Jamaica’s team to the the 2019 World Swimming Championships will consist of Olympian Alia Atkinson, Michael Gunning and making his debut at this Championship Keanan Dols. Keanan will be competing in the 100 metre butterfly and 200 metre individual medley events.
Though Dols will be making his first splash at the Long Course World Championships he is no stranger to competing at the global level having swum at the 2015 World Junior Championships in Singapore and the 2016 World Short Course Swimming Championships in Windsor Canada.
Keanan had been a standout swimmer for Jamaica at the in the junior ranks has been coming into his own in senior waters.
|200 metre backstroke||2:03.05|
|200 metre butterfly||2:03.27|
|200 metre IM||2:07.04|
|400 metre IM||4:35.69|
One indication of him making that transition was his performance at last year’s CAC (Central American and Caribbean Games) in Barranquilla Colombia. In the 100 metre butterfly he swam to new personal best to earn second place in the B final with a time of 54.74. That swim was not far off the 2015 national record held by Justin Plaschka.
Earlier in the competition he lowered the 1984 national record of 2:05.63 Olympian Andrew Phillips when he placed fourth in the 200 individual medley ,his best senior level performance to date.
Draftingthecaribbean contacted Dols and asked him how competing at the 2015 World Junior Swimming championships and 2016 World Short Championships
” Those meets have prepared me for this summers world championships by providing experience in what it’s like at a major international meet racing against the best in the world. They provided experience with handling travel and ensuring that I’ve prepared myself well through recovery “.

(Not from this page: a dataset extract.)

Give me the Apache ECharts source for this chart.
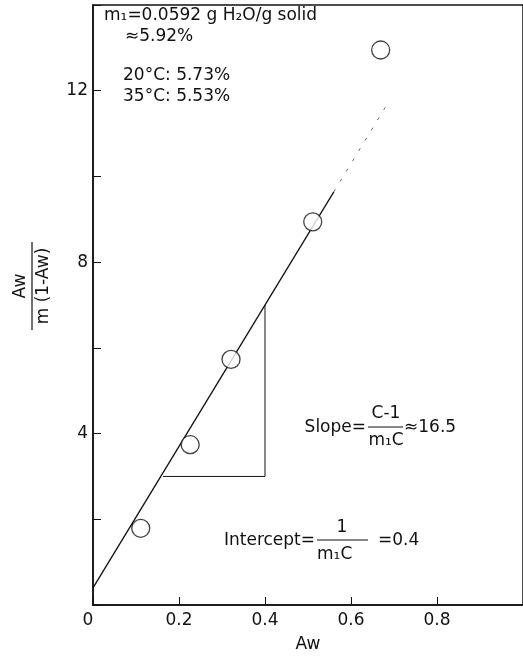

He also gave insight into big time drops at the CAC Games in 2018
” The time drops in my events last summer were a culmination of really the two years prior. The 2017 summer wasn’t my best and I didn’t see improvement in my times other than in the 200 IM. The improvements I saw in my fly events last summer were the result of an increased focus on training and racing butterfly after shifting slightly away from focusing on backstroke. The 200 IM improvements came from a massive improvement in my breaststroke split as well as a shift in race strategy. Breastroke is not my greatest stroke and in practice we’ve put a lot of emphasis on getting better at it to help out my IM races. My split this past summer was a 35.5 and in past years it’s been 37-38. For the race strategy I’ve learned I need to relax a bit more on the first 100 in order to finish the second 100 stronger. My first 100 last summer was a bit slower than it was even back in 2016 but the second hundred was almost 4 seconds faster. Putting up the times I did last summer was a great confidence boost. Getting my first worlds B time was one of my goals last summer and accomplishing that in the 200 IM was incredibly fulfilling. It shows me that I’m on the right track and that I’m doing the right things in and out of the pool in order to be successful”.
Keanan has made the decision to red shirt next season at the University of Pennsylvania in the NCAA Division I to focus on training for the Tokyo 2020 Olympics. Dols spoke about his team and why it was a good move to achieve his goals
” I have been training in Gainesville, Florida with the University of Florida postgraduate group under Gregg Troy and Robert Pinter. Members of the group include American Olympic Gold medallists Caeleb Dressel and Ryan Lochte, Corey Main of New Zealand, Mitch D’Arrigo, Tom Peribonio of Ecuador, Alberto Mestre of Venezuela, Enzo Martinez Scarpe, True Sweetster and Colombian Santi Corredor. Everyone in the group has the goal of qualifying for the Olympics whether it be for the US, Ecuador, Colombia, Venezuela, or Uruguay. I felt it was important to train in an environment with like minded individuals who are all high achieving and share similar goals. Swimming alongside such high achieving athletes allows me to compete against them every day at practice as well as learn from them and see what they do day in and day out that makes them great. Gregg Troy is one of the best in the world having worked with numerous Olympians throughout his career including our very own Janelle Atkinson. The detail oriented environment that he creates combined with the effort you need to bring to practice every day is exactly what I need to be successful in the lead up to 2020″.